[Rows from a dataset of charts and code]
*****

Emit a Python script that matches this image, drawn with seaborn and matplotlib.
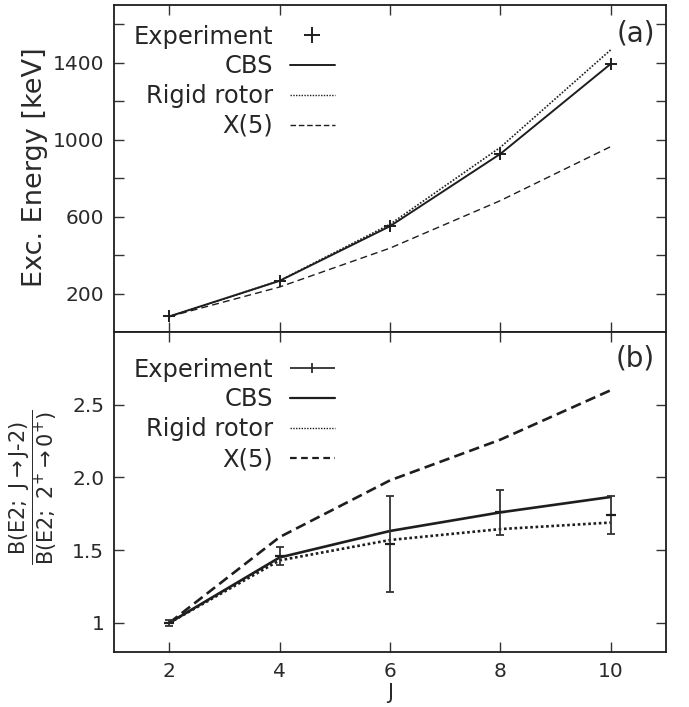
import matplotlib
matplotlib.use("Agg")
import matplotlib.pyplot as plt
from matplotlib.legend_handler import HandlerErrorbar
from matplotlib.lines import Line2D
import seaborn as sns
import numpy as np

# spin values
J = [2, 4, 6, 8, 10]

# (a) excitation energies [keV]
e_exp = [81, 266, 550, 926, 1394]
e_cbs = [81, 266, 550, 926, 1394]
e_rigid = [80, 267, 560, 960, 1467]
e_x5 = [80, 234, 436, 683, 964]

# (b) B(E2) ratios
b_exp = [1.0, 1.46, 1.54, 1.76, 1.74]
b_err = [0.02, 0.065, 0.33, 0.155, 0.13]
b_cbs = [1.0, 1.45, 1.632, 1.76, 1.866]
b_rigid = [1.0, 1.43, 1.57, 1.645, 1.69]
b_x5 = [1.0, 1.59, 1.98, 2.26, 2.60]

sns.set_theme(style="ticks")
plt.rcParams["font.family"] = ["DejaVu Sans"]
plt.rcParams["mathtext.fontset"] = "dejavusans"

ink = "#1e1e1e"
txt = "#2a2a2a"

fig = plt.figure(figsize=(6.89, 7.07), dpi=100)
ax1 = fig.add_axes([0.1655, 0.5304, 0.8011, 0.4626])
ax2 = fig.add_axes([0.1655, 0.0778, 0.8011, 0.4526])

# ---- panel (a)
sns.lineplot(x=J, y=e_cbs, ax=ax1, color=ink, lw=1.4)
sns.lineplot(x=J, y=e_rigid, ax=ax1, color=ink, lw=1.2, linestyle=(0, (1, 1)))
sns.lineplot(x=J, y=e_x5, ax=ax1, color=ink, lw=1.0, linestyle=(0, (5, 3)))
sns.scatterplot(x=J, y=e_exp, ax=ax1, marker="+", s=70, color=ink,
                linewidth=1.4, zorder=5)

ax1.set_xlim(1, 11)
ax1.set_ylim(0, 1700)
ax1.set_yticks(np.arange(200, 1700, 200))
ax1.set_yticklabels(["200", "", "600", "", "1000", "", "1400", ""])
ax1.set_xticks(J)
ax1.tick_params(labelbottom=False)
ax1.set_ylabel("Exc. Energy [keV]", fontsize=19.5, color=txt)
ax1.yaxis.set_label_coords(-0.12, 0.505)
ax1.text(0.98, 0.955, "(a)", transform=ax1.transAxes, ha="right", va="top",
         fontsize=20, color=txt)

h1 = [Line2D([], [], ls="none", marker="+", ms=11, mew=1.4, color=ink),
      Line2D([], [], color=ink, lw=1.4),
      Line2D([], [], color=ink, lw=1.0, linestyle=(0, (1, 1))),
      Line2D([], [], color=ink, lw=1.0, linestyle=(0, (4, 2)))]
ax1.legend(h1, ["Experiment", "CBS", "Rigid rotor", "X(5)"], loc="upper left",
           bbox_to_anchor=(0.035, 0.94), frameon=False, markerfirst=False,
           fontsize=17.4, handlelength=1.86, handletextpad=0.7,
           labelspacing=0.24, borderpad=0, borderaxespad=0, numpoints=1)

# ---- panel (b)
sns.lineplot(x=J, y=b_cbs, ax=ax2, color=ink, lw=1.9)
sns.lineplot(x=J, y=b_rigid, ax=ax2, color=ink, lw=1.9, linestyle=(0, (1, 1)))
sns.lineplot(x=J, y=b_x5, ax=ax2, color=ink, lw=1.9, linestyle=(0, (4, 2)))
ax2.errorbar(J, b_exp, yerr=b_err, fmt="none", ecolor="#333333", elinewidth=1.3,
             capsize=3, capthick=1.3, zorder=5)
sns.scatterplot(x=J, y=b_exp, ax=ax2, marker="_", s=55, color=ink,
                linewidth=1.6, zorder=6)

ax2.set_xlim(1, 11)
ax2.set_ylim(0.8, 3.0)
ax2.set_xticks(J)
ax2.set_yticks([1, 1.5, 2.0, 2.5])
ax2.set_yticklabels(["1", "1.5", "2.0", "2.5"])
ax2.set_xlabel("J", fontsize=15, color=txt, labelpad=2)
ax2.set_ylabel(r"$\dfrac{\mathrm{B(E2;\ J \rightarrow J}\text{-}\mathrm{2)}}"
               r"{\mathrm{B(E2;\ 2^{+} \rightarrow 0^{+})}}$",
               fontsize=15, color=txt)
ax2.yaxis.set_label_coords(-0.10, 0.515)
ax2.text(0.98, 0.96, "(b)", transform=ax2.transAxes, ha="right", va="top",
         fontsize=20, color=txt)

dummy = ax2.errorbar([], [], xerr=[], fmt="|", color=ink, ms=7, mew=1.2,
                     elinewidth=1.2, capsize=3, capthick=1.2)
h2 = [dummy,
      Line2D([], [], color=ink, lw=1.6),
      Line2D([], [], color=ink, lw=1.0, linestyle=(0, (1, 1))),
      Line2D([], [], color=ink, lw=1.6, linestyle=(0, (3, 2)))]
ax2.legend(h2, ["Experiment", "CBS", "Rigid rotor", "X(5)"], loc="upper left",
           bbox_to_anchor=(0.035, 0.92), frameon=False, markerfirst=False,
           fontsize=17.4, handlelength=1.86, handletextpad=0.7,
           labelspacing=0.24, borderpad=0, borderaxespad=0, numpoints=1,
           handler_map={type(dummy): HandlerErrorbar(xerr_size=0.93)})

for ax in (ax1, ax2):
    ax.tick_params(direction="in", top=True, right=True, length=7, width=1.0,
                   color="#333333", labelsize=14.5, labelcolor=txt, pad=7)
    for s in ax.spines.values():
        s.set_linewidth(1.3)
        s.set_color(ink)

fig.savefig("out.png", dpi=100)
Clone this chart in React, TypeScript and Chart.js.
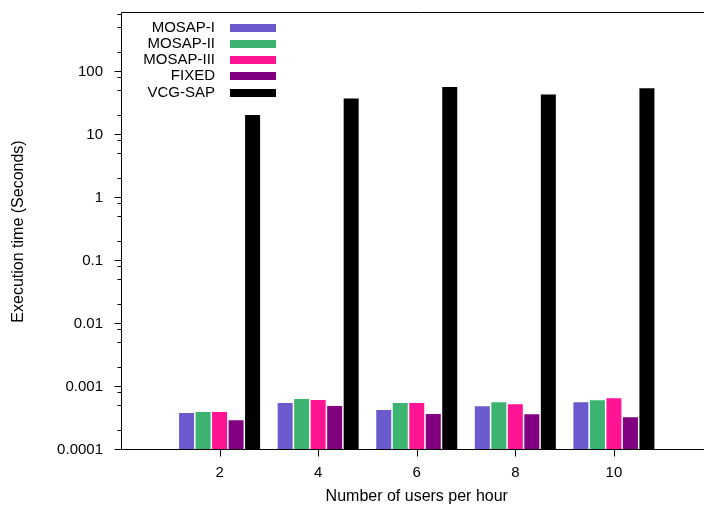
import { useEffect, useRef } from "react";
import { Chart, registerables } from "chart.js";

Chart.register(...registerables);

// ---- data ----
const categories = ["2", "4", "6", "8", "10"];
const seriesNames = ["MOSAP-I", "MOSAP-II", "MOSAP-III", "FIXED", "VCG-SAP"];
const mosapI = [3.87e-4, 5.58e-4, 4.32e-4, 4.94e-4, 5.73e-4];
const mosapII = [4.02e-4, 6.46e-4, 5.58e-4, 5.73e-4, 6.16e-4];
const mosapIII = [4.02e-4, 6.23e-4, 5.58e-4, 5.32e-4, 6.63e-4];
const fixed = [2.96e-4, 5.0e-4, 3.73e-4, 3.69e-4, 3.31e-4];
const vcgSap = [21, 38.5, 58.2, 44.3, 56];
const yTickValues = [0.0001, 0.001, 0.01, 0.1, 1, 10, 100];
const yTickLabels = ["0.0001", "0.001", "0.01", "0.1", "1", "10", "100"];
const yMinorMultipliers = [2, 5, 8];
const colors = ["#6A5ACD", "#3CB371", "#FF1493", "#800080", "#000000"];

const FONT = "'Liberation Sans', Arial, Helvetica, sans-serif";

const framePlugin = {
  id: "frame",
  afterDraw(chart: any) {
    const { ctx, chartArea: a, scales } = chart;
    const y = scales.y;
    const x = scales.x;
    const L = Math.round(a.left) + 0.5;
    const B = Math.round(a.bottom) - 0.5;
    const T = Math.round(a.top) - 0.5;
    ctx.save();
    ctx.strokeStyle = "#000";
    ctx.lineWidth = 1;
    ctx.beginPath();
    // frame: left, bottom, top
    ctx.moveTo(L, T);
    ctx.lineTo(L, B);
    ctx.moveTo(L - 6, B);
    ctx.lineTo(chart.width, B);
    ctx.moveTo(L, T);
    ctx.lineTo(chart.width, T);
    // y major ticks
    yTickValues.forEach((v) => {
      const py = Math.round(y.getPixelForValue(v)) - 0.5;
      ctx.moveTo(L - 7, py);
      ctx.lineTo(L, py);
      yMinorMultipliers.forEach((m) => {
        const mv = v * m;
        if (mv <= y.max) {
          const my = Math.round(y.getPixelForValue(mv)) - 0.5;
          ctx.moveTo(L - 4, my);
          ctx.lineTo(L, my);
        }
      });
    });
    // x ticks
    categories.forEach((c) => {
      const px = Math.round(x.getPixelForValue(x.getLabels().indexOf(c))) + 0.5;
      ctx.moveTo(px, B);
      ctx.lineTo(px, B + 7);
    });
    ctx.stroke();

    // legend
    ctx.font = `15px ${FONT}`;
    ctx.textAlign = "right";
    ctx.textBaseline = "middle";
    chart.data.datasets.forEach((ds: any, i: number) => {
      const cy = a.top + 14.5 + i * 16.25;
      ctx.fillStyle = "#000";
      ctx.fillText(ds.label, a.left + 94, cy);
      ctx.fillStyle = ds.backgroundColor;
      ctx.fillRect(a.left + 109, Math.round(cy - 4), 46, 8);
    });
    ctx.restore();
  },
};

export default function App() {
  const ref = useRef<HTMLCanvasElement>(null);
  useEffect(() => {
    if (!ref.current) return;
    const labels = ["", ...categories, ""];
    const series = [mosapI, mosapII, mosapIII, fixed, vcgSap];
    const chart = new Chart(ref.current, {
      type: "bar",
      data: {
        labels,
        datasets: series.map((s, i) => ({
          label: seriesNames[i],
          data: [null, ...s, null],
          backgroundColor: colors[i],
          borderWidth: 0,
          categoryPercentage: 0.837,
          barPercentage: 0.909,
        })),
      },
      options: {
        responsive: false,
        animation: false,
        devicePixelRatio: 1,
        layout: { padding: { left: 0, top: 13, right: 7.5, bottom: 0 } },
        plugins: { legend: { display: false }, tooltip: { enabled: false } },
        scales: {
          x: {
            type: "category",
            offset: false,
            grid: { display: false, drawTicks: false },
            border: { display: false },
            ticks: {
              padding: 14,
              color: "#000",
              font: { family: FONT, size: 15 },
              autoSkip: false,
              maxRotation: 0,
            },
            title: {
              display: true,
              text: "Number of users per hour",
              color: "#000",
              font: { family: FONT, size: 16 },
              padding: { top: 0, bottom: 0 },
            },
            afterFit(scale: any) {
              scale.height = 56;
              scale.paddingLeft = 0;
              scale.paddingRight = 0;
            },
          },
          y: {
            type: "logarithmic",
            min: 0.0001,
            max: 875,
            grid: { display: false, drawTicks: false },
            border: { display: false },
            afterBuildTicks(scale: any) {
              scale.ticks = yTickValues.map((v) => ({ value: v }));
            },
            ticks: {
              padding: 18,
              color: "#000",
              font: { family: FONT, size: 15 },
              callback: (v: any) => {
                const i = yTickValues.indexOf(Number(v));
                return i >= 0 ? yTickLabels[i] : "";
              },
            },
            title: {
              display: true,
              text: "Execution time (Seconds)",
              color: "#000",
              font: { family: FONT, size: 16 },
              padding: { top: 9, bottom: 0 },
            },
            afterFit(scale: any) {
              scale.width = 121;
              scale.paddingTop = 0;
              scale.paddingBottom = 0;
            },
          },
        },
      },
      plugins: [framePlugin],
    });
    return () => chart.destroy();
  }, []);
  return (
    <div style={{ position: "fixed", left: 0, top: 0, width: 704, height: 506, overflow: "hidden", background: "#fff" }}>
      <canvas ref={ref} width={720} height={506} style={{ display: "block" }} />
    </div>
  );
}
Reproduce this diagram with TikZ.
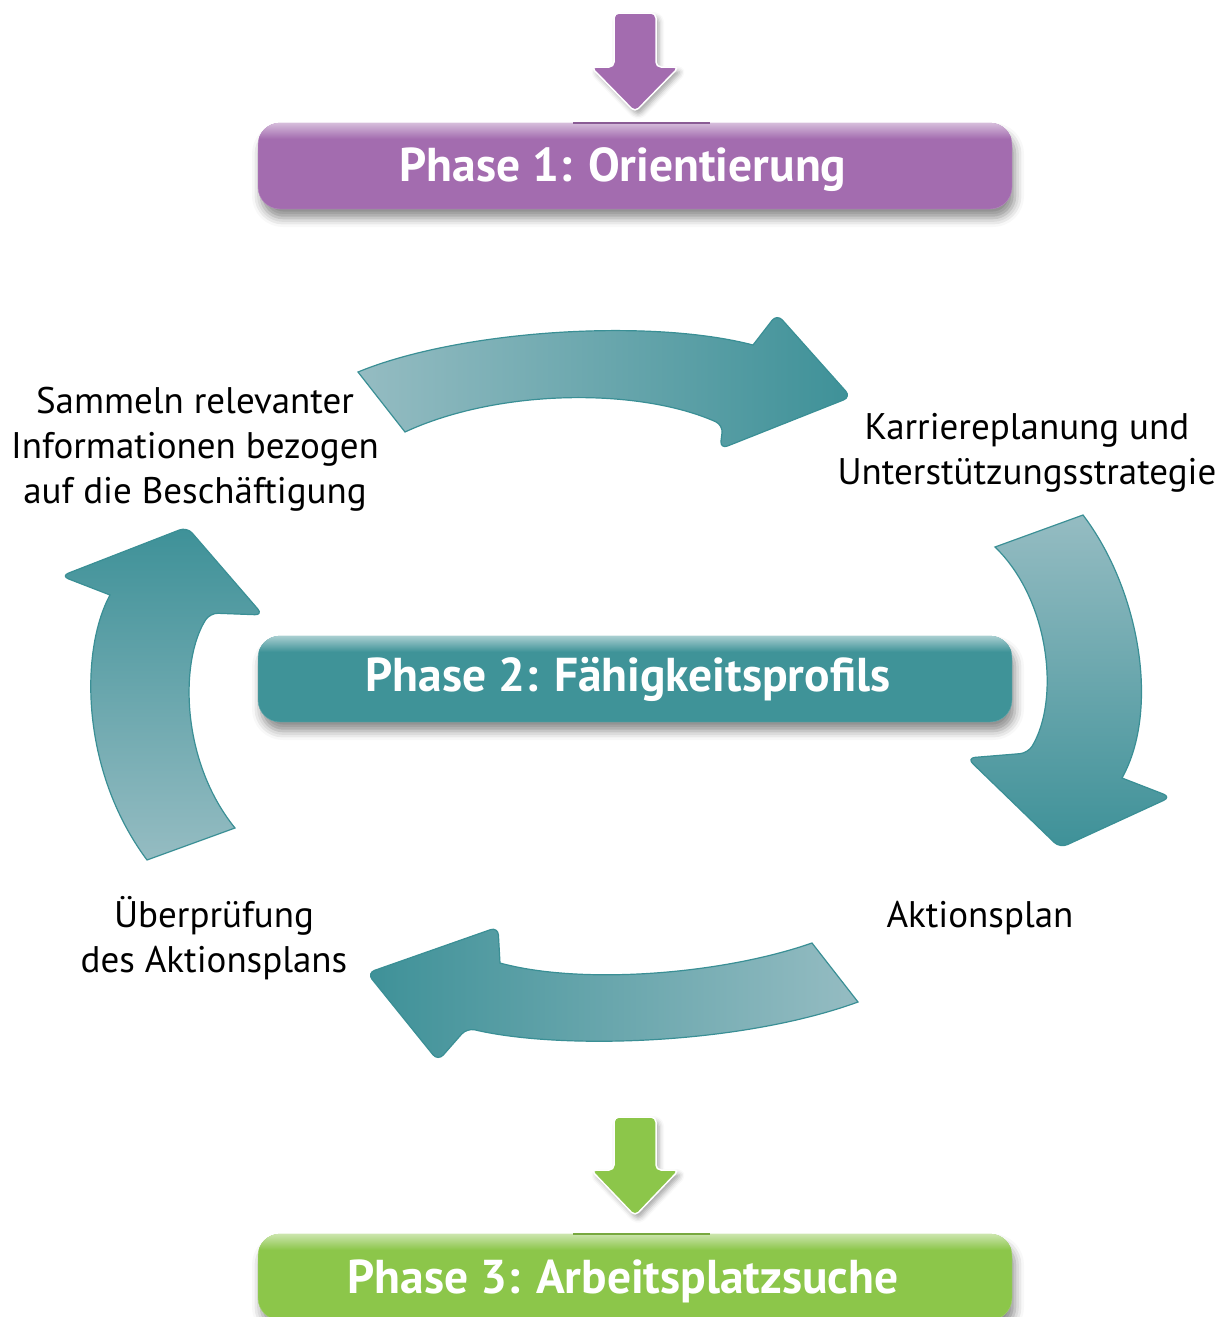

*****

= Given request =
Go to the line that contains "Clone this chart" and copy from there down to the line that contains "Chart.register(...registerables);", with both lines included. Pass over the pictures.

= Worked solution =
Clone this chart in React, TypeScript and Chart.js.
import { useEffect, useRef } from "react";
import { Chart, registerables } from "chart.js";

Chart.register(...registerables);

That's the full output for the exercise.